# Almost 6.5 Months Old: Flying-Nun Ears?



## mpadgett.90 (Aug 4, 2012)

My boy, Echo, is just under 6.5 months old. I have never been around a shepherd who's ears are taking so long to stand. He is a biiiig boy. We have closely tracked his growth. His weight is about 75 lbs, height 25". This isn't due to overfeeding: we are well aware of the dangers of rapid growth early on. In everything else he was a late bloomer. Lost his puppy teeth late, for example. He did go through the stage where his ears rotated into all sorts of odd positions...actually before teething. His ears remained in one-flopped-forward-one-flopped-to-the-side position until a few days ago. Now they're both out to the side. He gets lots of chewing time. I did attempt gluing, however he pulls them apart the moment he's alone. After the 6th try I stopped. I will let them do what they will do at this point, but was hoping to perhaps find someone who has been through similar stuff.
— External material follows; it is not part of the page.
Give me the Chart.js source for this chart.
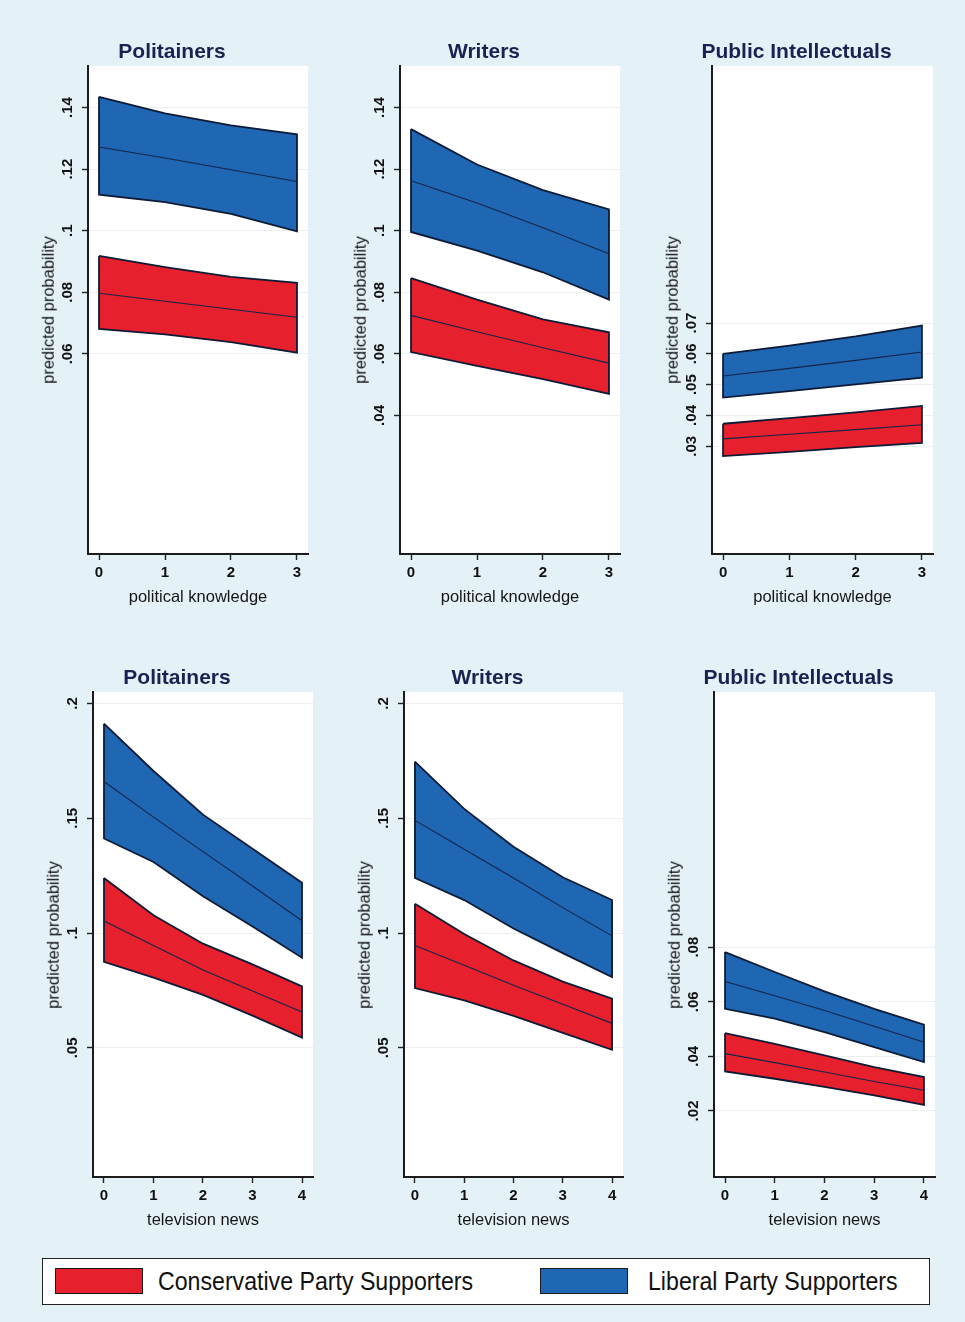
<!DOCTYPE html>
<html>
<head>
<meta charset="utf-8">
<script src="https://cdn.jsdelivr.net/npm/chart.js@4.4.1/dist/chart.umd.min.js"></script>
<style>
  html, body { margin:0; padding:0; }
  body { width:965px; height:1322px; background:#e4f2f8; position:relative; overflow:hidden;
         font-family:"Liberation Sans", Arial, sans-serif; }
  canvas { position:absolute; }
  .txt { position:absolute; white-space:nowrap; transform:translate(-50%,-50%); color:#111; line-height:1; }
  .ttl { font-size:21px; font-weight:bold; color:#1b2150; }
  .axt { font-size:16.5px; color:#151515; }
  .yaxt { transform:translate(-50%,-50%) rotate(-90deg); }
  #legend { position:absolute; left:42px; top:1258px; width:886px; height:45px; background:#fff; border:1.5px solid #222; }
  .sw { position:absolute; top:9px; width:86px; height:24px; border:1.5px solid #1a1a1a; }
  .lt { position:absolute; top:22px; font-size:26px; white-space:nowrap; transform-origin:0 50%; transform:translateY(-50%) scaleX(0.89); color:#111; line-height:1; }
</style>
</head>
<body>
<script>
// ---------- data ----------
const xKnowledge = [0, 1, 2, 3];
const xTelevision = [0, 1, 2, 3, 4];

// Politainers x political knowledge
const p1LibUpper = [0.1435, 0.1381, 0.1342, 0.1313];
const p1LibMid   = [0.1272, 0.1236, 0.1198, 0.1160];
const p1LibLower = [0.1117, 0.1093, 0.1055, 0.0998];
const p1ConUpper = [0.0918, 0.0882, 0.0850, 0.0831];
const p1ConMid   = [0.0797, 0.0771, 0.0745, 0.0719];
const p1ConLower = [0.0681, 0.0663, 0.0638, 0.0604];

// Writers x political knowledge
const p2LibUpper = [0.1330, 0.1215, 0.1132, 0.1069];
const p2LibMid   = [0.1162, 0.1090, 0.1010, 0.0925];
const p2LibLower = [0.0996, 0.0935, 0.0865, 0.0776];
const p2ConUpper = [0.0846, 0.0776, 0.0712, 0.0670];
const p2ConMid   = [0.0725, 0.0672, 0.0620, 0.0570];
const p2ConLower = [0.0606, 0.0561, 0.0518, 0.0470];

// Public Intellectuals x political knowledge
const p3LibUpper = [0.0600, 0.0627, 0.0657, 0.0692];
const p3LibMid   = [0.0528, 0.0553, 0.0579, 0.0606];
const p3LibLower = [0.0458, 0.0479, 0.0501, 0.0523];
const p3ConUpper = [0.0373, 0.0391, 0.0410, 0.0431];
const p3ConMid   = [0.0324, 0.0339, 0.0354, 0.0370];
const p3ConLower = [0.0268, 0.0282, 0.0297, 0.0311];

// Politainers x television news
const p4LibUpper = [0.1912, 0.1706, 0.1516, 0.1367, 0.1219];
const p4LibMid   = [0.1660, 0.1505, 0.1355, 0.1205, 0.1054];
const p4LibLower = [0.1412, 0.1310, 0.1161, 0.1029, 0.0893];
const p4ConUpper = [0.1240, 0.1078, 0.0954, 0.0864, 0.0768];
const p4ConMid   = [0.1053, 0.0946, 0.0839, 0.0748, 0.0657];
const p4ConLower = [0.0875, 0.0806, 0.0731, 0.0641, 0.0545];

// Writers x television news
const p5LibUpper = [0.1747, 0.1541, 0.1376, 0.1243, 0.1144];
const p5LibMid   = [0.1491, 0.1365, 0.1240, 0.1111, 0.0988];
const p5LibLower = [0.1240, 0.1144, 0.1020, 0.0913, 0.0809];
const p5ConUpper = [0.1128, 0.0996, 0.0881, 0.0789, 0.0715];
const p5ConMid   = [0.0946, 0.0860, 0.0773, 0.0690, 0.0607];
const p5ConLower = [0.0761, 0.0707, 0.0640, 0.0566, 0.0492];

// Public Intellectuals x television news
const p6LibUpper = [0.0782, 0.0709, 0.0638, 0.0574, 0.0516];
const p6LibMid   = [0.0674, 0.0622, 0.0568, 0.0510, 0.0452];
const p6LibLower = [0.0574, 0.0538, 0.0489, 0.0434, 0.0379];
const p6ConUpper = [0.0485, 0.0446, 0.0404, 0.0361, 0.0324];
const p6ConMid   = [0.0410, 0.0377, 0.0343, 0.0308, 0.0276];
const p6ConLower = [0.0345, 0.0318, 0.0288, 0.0257, 0.0222];

// tick labels
const yLabelsP1 = ['.06', '.08', '.1', '.12', '.14'];
const yLabelsP2 = ['.04', '.06', '.08', '.1', '.12', '.14'];
const yLabelsP3 = ['.03', '.04', '.05', '.06', '.07'];
const yLabelsP4 = ['.05', '.1', '.15', '.2'];
const yLabelsP5 = ['.05', '.1', '.15', '.2'];
const yLabelsP6 = ['.02', '.04', '.06', '.08'];
const xLabelsKnowledge = ['0', '1', '2', '3'];
const xLabelsTelevision = ['0', '1', '2', '3', '4'];

const panelTitles = ['Politainers', 'Writers', 'Public Intellectuals'];
const xTitleTop = 'political knowledge';
const xTitleBottom = 'television news';
const yTitle = 'predicted probability';
const seriesNames = ['Conservative Party Supporters', 'Liberal Party Supporters'];

// ---------- style / layout ----------
const BLUE = '#1f66b3';
const RED = '#e6202d';
const OUTLINE = '#0d1b36';
const MIDLINE = '#14254a';

const panels = [
  {L:88,  R:308, T:66,  B:554,  x:xKnowledge,  xl:xLabelsKnowledge,  xr:[-0.167,3.167], yr:[-0.005,0.1535], yl:yLabelsP1, lib:[p1LibUpper,p1LibMid,p1LibLower], con:[p1ConUpper,p1ConMid,p1ConLower], title:panelTitles[0], xt:xTitleTop},
  {L:400, R:620, T:66,  B:554,  x:xKnowledge,  xl:xLabelsKnowledge,  xr:[-0.167,3.167], yr:[-0.005,0.1535], yl:yLabelsP2, lib:[p2LibUpper,p2LibMid,p2LibLower], con:[p2ConUpper,p2ConMid,p2ConLower], title:panelTitles[1], xt:xTitleTop},
  {L:712, R:933, T:66,  B:554,  x:xKnowledge,  xl:xLabelsKnowledge,  xr:[-0.167,3.167], yr:[-0.005,0.1535], yl:yLabelsP3, lib:[p3LibUpper,p3LibMid,p3LibLower], con:[p3ConUpper,p3ConMid,p3ConLower], title:panelTitles[2], xt:xTitleTop},
  {L:93,  R:313, T:692, B:1177, x:xTelevision, xl:xLabelsTelevision, xr:[-0.222,4.222], yr:[-0.0062,0.205], yl:yLabelsP4, lib:[p4LibUpper,p4LibMid,p4LibLower], con:[p4ConUpper,p4ConMid,p4ConLower], title:panelTitles[0], xt:xTitleBottom},
  {L:404, R:623, T:692, B:1177, x:xTelevision, xl:xLabelsTelevision, xr:[-0.222,4.222], yr:[-0.0062,0.205], yl:yLabelsP5, lib:[p5LibUpper,p5LibMid,p5LibLower], con:[p5ConUpper,p5ConMid,p5ConLower], title:panelTitles[1], xt:xTitleBottom},
  {L:714, R:935, T:692, B:1177, x:xTelevision, xl:xLabelsTelevision, xr:[-0.222,4.222], yr:[-0.0042,0.1735], yl:yLabelsP6, lib:[p6LibUpper,p6LibMid,p6LibLower], con:[p6ConUpper,p6ConMid,p6ConLower], title:panelTitles[2], xt:xTitleBottom}
];

function bandPolygon(xs, upper, lower) {
  const pts = xs.map((x, i) => ({x, y: upper[i]}));
  for (let i = xs.length - 1; i >= 0; i--) pts.push({x: xs[i], y: lower[i]});
  pts.push({x: xs[0], y: upper[0]});
  return pts;
}
function linePoints(xs, ys) { return xs.map((x, i) => ({x, y: ys[i]})); }

function addText(cls, text, x, y) {
  const d = document.createElement('div');
  d.className = 'txt ' + cls;
  d.textContent = text;
  d.style.left = x + 'px';
  d.style.top = y + 'px';
  document.body.appendChild(d);
}

const PADL = 60, PADT = 10, PADR = 10, PADB = 50;

const areaPlugin = {
  id: 'plotArea',
  beforeDraw(chart) {
    const a = chart.chartArea, ctx = chart.ctx;
    ctx.save();
    ctx.fillStyle = '#ffffff';
    ctx.fillRect(a.left, a.top, a.right - a.left, a.bottom - a.top);
    ctx.restore();
  },
  afterDraw(chart) {
    const p = chart.options.plugins.plotArea.panel;
    const ctx = chart.ctx, a = chart.chartArea;
    const ys = chart.scales.y, xs = chart.scales.x;
    ctx.save();
    ctx.fillStyle = '#111';
    ctx.font = 'bold 15px "Liberation Sans", Arial, sans-serif';
    p.yl.forEach(s => {
      const py = ys.getPixelForValue(Number(s));
      ctx.save();
      ctx.translate(a.left - 20, py);
      ctx.rotate(-Math.PI / 2);
      ctx.textAlign = 'center';
      ctx.textBaseline = 'middle';
      ctx.fillText(s, 0, 0);
      ctx.restore();
    });
    ctx.textAlign = 'center';
    ctx.textBaseline = 'middle';
    p.xl.forEach(s => {
      const px = xs.getPixelForValue(Number(s));
      ctx.fillText(s, px, a.bottom + 19);
    });
    ctx.restore();
  }
};

panels.forEach((p) => {
  const W = p.R - p.L + PADL + PADR;
  const H = p.B - p.T + PADT + PADB;
  const cv = document.createElement('canvas');
  cv.width = W; cv.height = H;
  cv.style.left = (p.L - PADL) + 'px';
  cv.style.top = (p.T - PADT) + 'px';
  cv.style.width = W + 'px'; cv.style.height = H + 'px';
  document.body.appendChild(cv);

  // Chart.js draws dataset 0 on top, so the centre lines come first
  const datasets = [
    {data: linePoints(p.x, p.lib[1]), borderColor: MIDLINE, borderWidth: 1.1, fill: false},
    {data: linePoints(p.x, p.con[1]), borderColor: MIDLINE, borderWidth: 1.1, fill: false},
    {data: bandPolygon(p.x, p.lib[0], p.lib[2]), backgroundColor: BLUE, borderColor: OUTLINE, borderWidth: 1.8, fill: 'shape'},
    {data: bandPolygon(p.x, p.con[0], p.con[2]), backgroundColor: RED, borderColor: OUTLINE, borderWidth: 1.8, fill: 'shape'}
  ];

  new Chart(cv, {
    type: 'line',
    data: {datasets},
    plugins: [areaPlugin],
    options: {
      responsive: false,
      animation: false,
      devicePixelRatio: 1,
      layout: {padding: {left: 0, top: PADT, right: PADR, bottom: 0}},
      elements: {point: {radius: 0, hoverRadius: 0}, line: {tension: 0, borderJoinStyle: 'miter'}},
      plugins: {legend: {display: false}, tooltip: {enabled: false}, title: {display: false}, plotArea: {panel: p}},
      scales: {
        x: {
          type: 'linear', min: p.xr[0], max: p.xr[1],
          afterBuildTicks: s => { s.ticks = p.xl.map(v => ({value: Number(v)})); },
          afterFit: s => { s.height = PADB; },
          ticks: {display: false},
          grid: {drawOnChartArea: false, drawTicks: true, tickLength: 6, tickColor: '#222', tickWidth: 1.4},
          border: {display: true, color: '#1c1c1c', width: 2}
        },
        y: {
          type: 'linear', min: p.yr[0], max: p.yr[1],
          afterBuildTicks: s => { s.ticks = p.yl.map(v => ({value: Number(v)})); },
          afterFit: s => { s.width = PADL; },
          ticks: {display: false},
          grid: {drawOnChartArea: true, color: '#eceff1', lineWidth: 1, drawTicks: true, tickLength: 6, tickColor: '#222', tickWidth: 1.4},
          border: {display: true, color: '#1c1c1c', width: 2}
        }
      }
    }
  });

  const cx = (p.L + p.R) / 2;
  const cy = (p.T + p.B) / 2;
  addText('ttl', p.title, cx - 26, p.T - 16);
  addText('axt', p.xt, cx, p.B + 42);
  addText('axt yaxt', yTitle, p.L - 40, cy);
});

// legend
const lg = document.createElement('div');
lg.id = 'legend';
lg.innerHTML =
  '<div class="sw" style="left:12px;background:' + RED + '"></div>' +
  '<div class="lt" style="left:115px">' + seriesNames[0] + '</div>' +
  '<div class="sw" style="left:497px;background:' + BLUE + '"></div>' +
  '<div class="lt" style="left:605px">' + seriesNames[1] + '</div>';
document.body.appendChild(lg);
</script>
</body>
</html>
Naturally, we love him friendly- eared or not... but I'd love to see those proud ears.


----------



## Lucy Dog (Aug 10, 2008)

HA! Love the flying nun reference... that's what everyone called Lucy in her puppy days.

Are all his puppy teeth out? The canines are usually the last to go... they're gone too? If all the puppy teeth are out and the adults are in... you'll probably need to do something to help them out.

Try taping if you the gluing didn't work. Take a look at this link. Good luck and welcome to the board.

Leerburg | Taping German Shepherds Ears


----------



## doggiedad (Dec 2, 2007)

i like the term you used "friendly eared". my last GSD ears stood up
at 6 months old. the dog i have now ears stood up at 5 months.


----------